Kandinsky books to enjoy

Are you looking for some excellent additions to your 2016 reading list?

Recently, I have shared with students in my abstract art class a children's book about Kandinsky. 

The first book, The Noisy Paint Box was written by Barb Rosenstock and illustrated by Mary Grandpre.


The book deftly explains Kandinsky's gift of synaesthesia; he could hear colors and see sounds.  Readers young and old will enjoy the imaginative drawings in this book.  Be sure to share this book with the budding artist in your life.

The backdrop of the beginning of the book is architecture of society of Russian aristocracy.  Kandinsky came from a well-to-do family.  However, his family lost everything during the course of civil revolutions and the first World War.  

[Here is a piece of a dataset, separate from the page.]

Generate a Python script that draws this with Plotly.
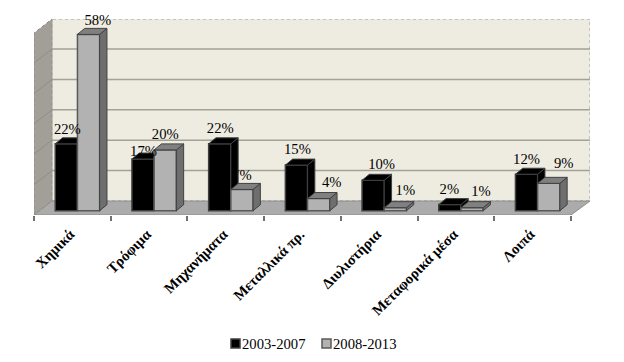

Despite his relative poverty, Kandinsky always dressed like a well-heeled gentleman as he painted for his classes at the Bauhaus School.  His students described him as genteel and mannerly -- almost other-wordly.

The Noisy Paint Box does not cover the privations Kandinsky endured in later life.  But The Bauhaus Group:  Six Masters of Modernism does.  In this work, Nicholas Fox Weber explores the collegial relationships among teaching artists who lived and worked at this ground-breaking art school in Germany.



As the world plunged into yet another war, the School shuttered its doors.  (In fact, the SS shut it down.)